Ernie Manouse traveled to Amsterdam at the end of August 2012 but spent the three-day trip holed up in his hotel room, unexpectedly binging on the first two seasons of Downton Abbey.

“The couple of times I did leave my hotel room, I would think about the episodes I could have been watching,” said Manouse, a Houston public-television personality. But when the credits started rolling on each episode, he found himself wanting to discuss the developments with someone. While he missed out on seeing Amsterdam’s canals and museums, he did come back with the germ of an idea for a new television show.

When he returned to Houston, he discussed the possibility of creating a live talk show to follow Downton Abbey, and the idea was received enthusiastically. Manor of Speaking, which had its premiere in January 2013 and celebrates the end of its second seasonon Sunday night, has picked up a devoted following of hard-core Downton Abbey fans. The show airs live from the University of Houston’s Melcher Center for Public Broadcasting in the thirty minutes immediately following Downton Abbey, the critical darling of the “Masterpiece Classic” umbrella series. Just under 50,000 people tune in for Manor of Speaking each week, and 112,000 watch Downton Abbey immediately before.

“We have an amazing retention rate this season,” Manouse said. This makes the show the most popular locally produced series in the history of Houston PBS. Those outside the viewing area can watch a live stream online, and by next season the show may be  on public television stations nationwide. “We’ve had interest from coast to coast,” Manouse said.

Manouse moved to Houston eighteen years ago to take a job with the local PBS station. He wants Manor of Speaking to have both universal appeal and Texas flavor, he said.

“The show is a mix of turn-of-the-century English country house and modern-day Texas,” Manouse said. “I’m in a tux as an hommage to those days, but I’m wearing cowboy boots because I’m a Texan.”
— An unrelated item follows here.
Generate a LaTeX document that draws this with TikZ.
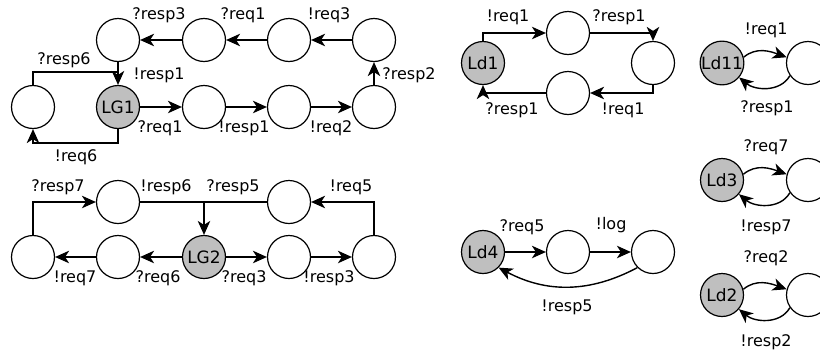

Each week, around fifty Houstonians, often bedecked in period clothing, make a $90 donation to Houston PBS for the privilege of driving over to the Melcher Center to watch that week’s episode of Downton as a group.  After the show, they shift to the studio next door, which features a set decorated like the kind of living room many Anglophiles might  love to curl up in on a cold winter day, complete with fireplace, book-filled library wall (fake-looking, even from a distance) and moss green wallpaper.

From the overstuffed maroon and gold brocade couches and chairs in the center of the room, the silver-haired Manouse holds court with his two British regular guests, St. John Flynn, director of classical programming at Houston Public Media, and Helen Mann, a former vice consul at the British Consulate in Houston. Over the next thirty minutes they dissect that week’s episode, speculate on where various plot points will lead, and delve into nuggets of British history, etiquette and customs.

“If Downton Abbey, is your meal then Manor of Speaking is your dessert. It’s a fun, easy show to watch,” Manouse said.

While much of Manor of Speaking is devoted to lighthearted subjects like pig husbandry or famous chefs of the early twentieth century, there are exceptions. When a character was raped during the fourth season, Manouse invited Leticia Manzano from the Houston Area Women’s Center to discuss the trauma. “We opened with her and spoke for a few minutes in order to address things properly and not make light of a serious situation,” Manouse said. Throughout the show, Manouse is approached by his butler, Mr. Rodgers (Luke Wrobel). “I have your tweets, m’lord,” he says, holding out a silver tray stacked with 140-character missives, scrawled in felt marker on notecards, reacting to that evening’s Downton Abbey episode.

One week a Twitter user suggested that Manouse, as the “lord of the manor,” should properly address his butler simply as Rodgers. When Manouse broached this subject on the air, Rodgers responded with a curt “I’m not comfortable with change, m’lord.” Manouse said he appreciated the interactive aspects of his show because it let him constantly see and explore things from different angles.

Each week features Manouse’s pretaped interview with a celebrity guest. Guests have included Marcia Clark, who was the prosecutor in the O.J. Simpson murder trial; Gareth Neame, executive producer of Downton Abbey; and the Countess of Carnarvon, chatelaine of Highclere Castle, where Downton Abbey is filmed, inside and out. But the most prominent guest so far has been the former first lady Barbara Bush. “I love the program, and every friend I have loves it,” she said enthusiastically during her appearance. “I just can’t tell you what a clean, wonderful, joyous time it is to watch it.” (Her husband, however, is “not into” the series, she said.)

Manor of Speaking, too, has been greeted with critical acclaim. Both Manouse and his improbably named director, Matthew Brawley (one of the show’s most beloved characters was Matthew Crawley), received 2013 Lone Star Emmy Awards.

After one recent show, members of  the audience greeted Manouse and his co-hosts. One woman was dressed as a flapper; another wore a long lace skirt. They encircled that week’s special guest, Robert Patten, an emeritus professor of English and humanities at Rice University, who was a regular during the first season. The fans’ enthusiasm appears to have heartened Manouse. “It’s been a joyous ride,” he said.